地震被害は険しい山岳地域に集中しており、救助隊の接近が容易でない状況だ。地震のがれきと落石で道路まで寸断され、救援物資の配給もヘリコプターでしかできないほど劣悪だ。史上類を見ない大惨事で外部からの支援が切実な状況にもかかわらず、モロッコ政府は、「救助活動に混乱が生じる可能性がある」として、海外の救助隊の支援を受けることに消極的な態度を示している。

地震発生直後、フランス、米国、アルジェリア、イスラエル、台湾など多くの国が手を差し伸べたが、モロッコ当局はこれらの国の救助人員を受け入れていない。平素から友好関係を維持してきたスペイン、カタール、英国、アラブ首長国連邦(UAE)の4ヵ国からの支援提案のみを受け入れている。

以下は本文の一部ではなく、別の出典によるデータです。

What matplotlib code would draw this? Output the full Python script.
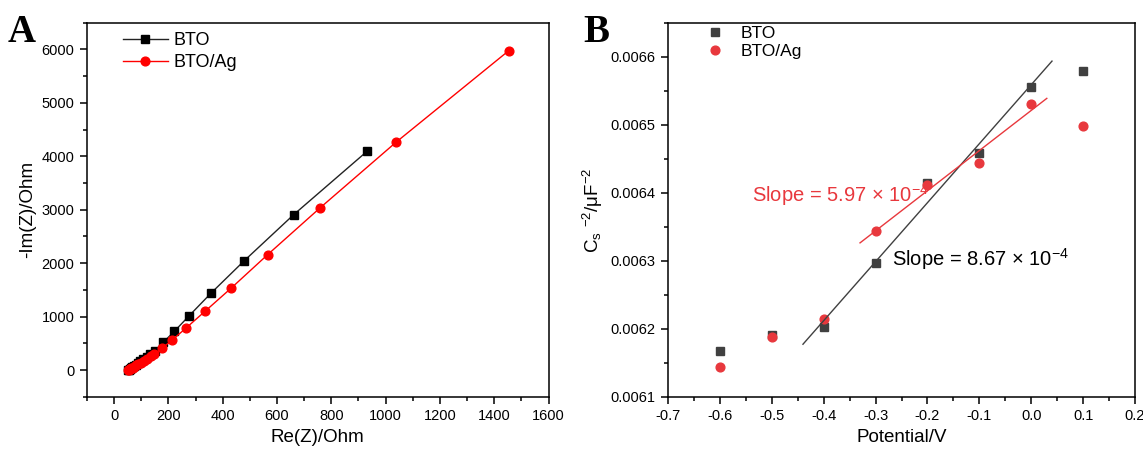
import numpy as np
import matplotlib
matplotlib.use('Agg')
import matplotlib.pyplot as plt
from matplotlib.ticker import MultipleLocator, FormatStrFormatter

plt.rcParams['font.family'] = ['Liberation Sans', 'DejaVu Sans']
plt.rcParams['mathtext.fontset'] = 'custom'
plt.rcParams['mathtext.rm'] = 'Liberation Sans'
plt.rcParams['mathtext.it'] = 'Liberation Sans:italic'

# Panel A: Nyquist data
bto_re = [53, 55, 58, 62, 67, 73, 80, 88, 97, 108, 120, 134, 151, 181, 222, 277, 358, 479, 661, 933]
bto_im = [3, 10, 20, 34, 52, 74, 100, 130, 165, 205, 250, 300, 362, 519, 725, 1019, 1444, 2044, 2906, 4100]
ag_re = [52, 54, 57, 60, 64, 69, 75, 82, 90, 99, 110, 122, 136, 148, 176, 214, 265, 335, 432, 566, 759, 1038, 1453]
ag_im = [2, 7, 14, 23, 34, 48, 66, 87, 112, 140, 175, 215, 260, 300, 406, 562, 787, 1100, 1537, 2162, 3037, 4262, 5975]

# Panel B: Mott-Schottky data
potential = [-0.6, -0.5, -0.4, -0.3, -0.2, -0.1, 0.0, 0.1]
bto_cs = [0.006168, 0.006191, 0.006202, 0.006297, 0.006415, 0.006458, 0.006555, 0.006579]
ag_cs = [0.006144, 0.006188, 0.006215, 0.006344, 0.006412, 0.006444, 0.006530, 0.006498]
bto_slope_label = 'Slope = 8.67 × 10$^{-4}$'
ag_slope_label = 'Slope = 5.97 × 10$^{-4}$'

# linear fit ranges (points used, line extent)
bto_fit_idx = slice(2, 7)
ag_fit_idx = slice(3, 7)
bto_line_x = [-0.44, 0.04]
ag_line_x = [-0.33, 0.03]

red = '#ff0000'
red_b = '#e8383d'
gray_b = '#404040'

fig = plt.figure(figsize=(11.43, 4.53), dpi=100)
axA = fig.add_axes([0.076, 0.124, 0.404, 0.826])
axB = fig.add_axes([0.5845, 0.124, 0.4085, 0.826])

for ax in (axA, axB):
    for s in ax.spines.values():
        s.set_linewidth(1.1)
    ax.tick_params(which='both', direction='out', top=False, right=False, labelsize=10.5, width=1.1)
    ax.tick_params(which='major', length=5, pad=4)
    ax.tick_params(which='minor', length=3)

# ---- A ----
axA.plot(bto_re, bto_im, '-s', color='#222222', mfc='black', mec='black', ms=5.5, lw=1, label='BTO')
axA.plot(ag_re, ag_im, '-o', color=red, ms=6.3, lw=1, label='BTO/Ag')
axA.set_xlim(-100, 1600)
axA.set_ylim(-500, 6500)
axA.xaxis.set_major_locator(MultipleLocator(200))
axA.xaxis.set_minor_locator(MultipleLocator(100))
axA.yaxis.set_major_locator(MultipleLocator(1000))
axA.yaxis.set_minor_locator(MultipleLocator(500))
axA.set_xlabel('Re(Z)/Ohm', fontsize=13.5)
axA.set_ylabel('-Im(Z)/Ohm', fontsize=13.5)
axA.legend(loc='upper left', bbox_to_anchor=(0.078, 0.975), frameon=False, fontsize=13,
           borderpad=0, borderaxespad=0, handlelength=2.5, handletextpad=0.3, labelspacing=0.3)

# ---- B ----
axB.plot(potential, bto_cs, 's', color=gray_b, ms=5.5, label='BTO')
axB.plot(potential, ag_cs, 'o', color=red_b, ms=6.3, label='BTO/Ag')
k1, b1 = np.polyfit(potential[bto_fit_idx], bto_cs[bto_fit_idx], 1)
k2, b2 = np.polyfit(potential[ag_fit_idx], ag_cs[ag_fit_idx], 1)
xl1 = np.array(bto_line_x)
xl2 = np.array(ag_line_x)
axB.plot(xl1, k1 * xl1 + b1, '-', color=gray_b, lw=1)
axB.plot(xl2, k2 * xl2 + b2, '-', color=red_b, lw=1)
axB.text(-0.539, 0.006396, ag_slope_label, color=red_b, fontsize=14.5, va='center')
axB.text(-0.269, 0.0063025, bto_slope_label, color='black', fontsize=14.5, va='center')
axB.set_xlim(-0.7, 0.2)
axB.set_ylim(0.0061, 0.00665)
axB.xaxis.set_major_locator(MultipleLocator(0.1))
axB.xaxis.set_minor_locator(MultipleLocator(0.05))
axB.yaxis.set_major_locator(MultipleLocator(0.0001))
axB.yaxis.set_minor_locator(MultipleLocator(0.00005))
axB.xaxis.set_major_formatter(FormatStrFormatter('%.1f'))
axB.yaxis.set_major_formatter(FormatStrFormatter('%.4f'))
axB.set_xlabel('Potential/V', fontsize=13.5)
axB.set_ylabel('C$_\\mathregular{s}$ $^{-2}$/μF$^{-2}$', fontsize=13.5)
axB.legend(loc='upper left', bbox_to_anchor=(0.082, 0.992), frameon=False, fontsize=12.5,
           borderpad=0, borderaxespad=0, handlelength=1.0, handletextpad=0.95, labelspacing=0.2)

fig.text(0.007, 0.97, 'A', fontsize=28, fontweight='bold', family='Liberation Serif', va='top')
fig.text(0.51, 0.97, 'B', fontsize=28, fontweight='bold', family='Liberation Serif', va='top')

fig.savefig('out.png', dpi=100)
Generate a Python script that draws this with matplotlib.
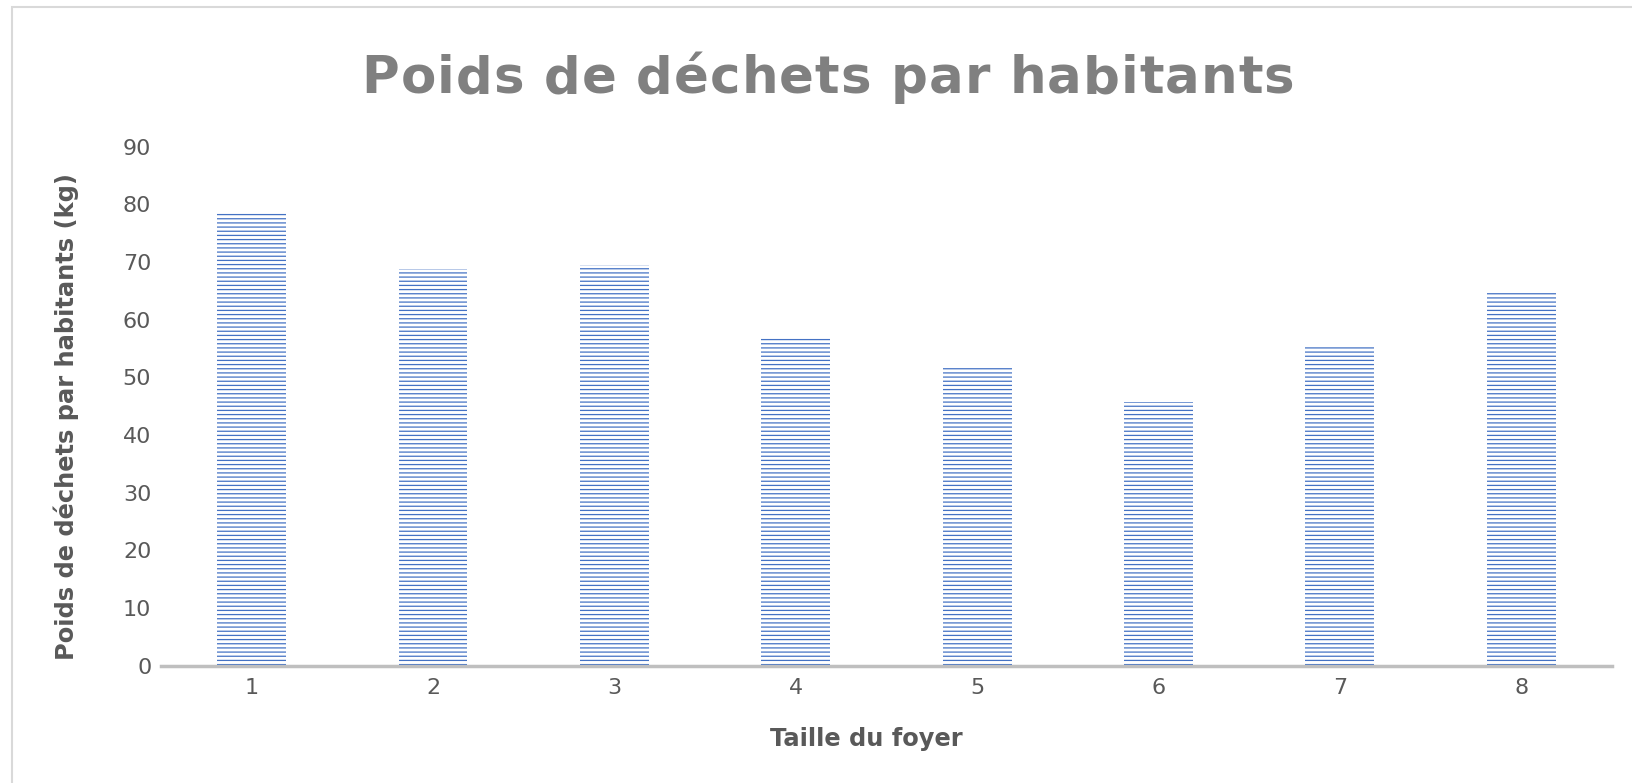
import matplotlib
matplotlib.use('agg')
import matplotlib.pyplot as plt
import matplotlib.patches as mpatches
import numpy as np

# household size vs waste weight per inhabitant
foyer = ['1', '2', '3', '4', '5', '6', '7', '8']
poids = [78.6, 68.8, 69.4, 56.9, 51.6, 45.7, 55.6, 65.0]
y_ticks = [0, 10, 20, 30, 40, 50, 60, 70, 80, 90]
titre = 'Poids de déchets par habitants'

plt.rcParams['hatch.linewidth'] = 0.9

fig = plt.figure(figsize=(16.33, 7.83), dpi=100)
ax = fig.add_axes([0.0986, 0.150, 0.8884, 0.6627])

x = np.arange(len(foyer))
ax.bar(x, poids, width=0.38, facecolor='white', edgecolor='#4472C4',
       linewidth=0, hatch='----', zorder=2)

ax.set_xlim(-0.5, len(foyer) - 0.5)
ax.set_ylim(0, 90)
ax.set_xticks(x)
ax.set_xticklabels(foyer)
ax.set_yticks(y_ticks)

for s in ['top', 'right', 'left']:
    ax.spines[s].set_visible(False)
ax.spines['bottom'].set_color('#BFBFBF')
ax.spines['bottom'].set_linewidth(2.5)
ax.spines['bottom'].set_zorder(3)

ax.tick_params(axis='both', length=0, labelsize=16, labelcolor='#595959')
ax.tick_params(axis='y', pad=7)
ax.tick_params(axis='x', pad=9)

ax.set_xlabel('Taille du foyer', fontsize=17.4, fontweight='bold',
              color='#595959', va='center')
ax.xaxis.set_label_coords(0.486, -0.1406)
ax.set_ylabel('Poids de déchets par habitants (kg)', fontsize=17.4,
              fontweight='bold', color='#595959', va='center')
ax.yaxis.set_label_coords(-0.0653, 0.48)

# title with a little letter spacing, drawn char by char
fig.canvas.draw()
renderer = fig.canvas.get_renderer()
spacing = 1.0
props = dict(fontsize=37, fontweight='bold', color='#808080', va='baseline')
widths = []
for ch in titre:
    t = fig.text(0, 0, ch if ch != ' ' else 'a a', **props)
    w = t.get_window_extent(renderer).width
    if ch == ' ':
        t2 = fig.text(0, 0, 'aa', **props)
        w = w - t2.get_window_extent(renderer).width
        t2.remove()
    t.remove()
    widths.append(w)
total = sum(widths) + spacing * (len(titre) - 1)
cx = 0.507 * 1633
xpos = cx - total / 2
base_y = 783 - 93
for ch, w in zip(titre, widths):
    if ch != ' ':
        fig.text(xpos / 1633, base_y / 783, ch, **props)
    xpos += w + spacing

# chart area border
border = mpatches.Rectangle((12.5 / 1633, -0.2), 1.2, 1.2 - 7 / 783,
                            transform=fig.transFigure, fill=False,
                            edgecolor='#D9D9D9', linewidth=1.5)
fig.patches.append(border)

fig.savefig('out.png', dpi=100)
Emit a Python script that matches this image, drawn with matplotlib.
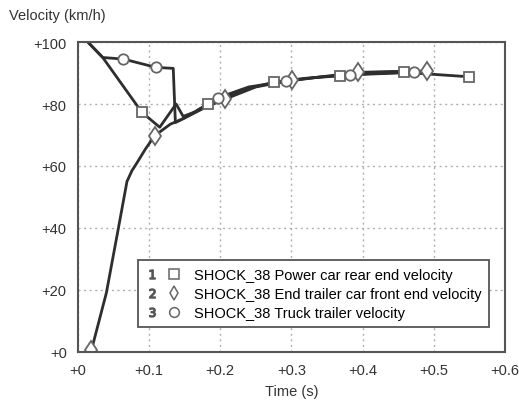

国王中心の強力な中央集権統治が維持されているモロッコは、国王が首相を事実上指揮する。国家危機時に国王の役割が重要だが、モロッコ国王であるモハメド6世は地震発生12時間後に初めて「軍隊に救助のために努力するよう指示した」という短い声明を発表した。海外政府と民間団体が「地震現場に救助隊を直ちに派遣する準備ができている」と明らかにしたが、モロッコ当局は「まだ国王の承認が下りていない」とだけ繰り返し、ゴールデンタイムを逸している。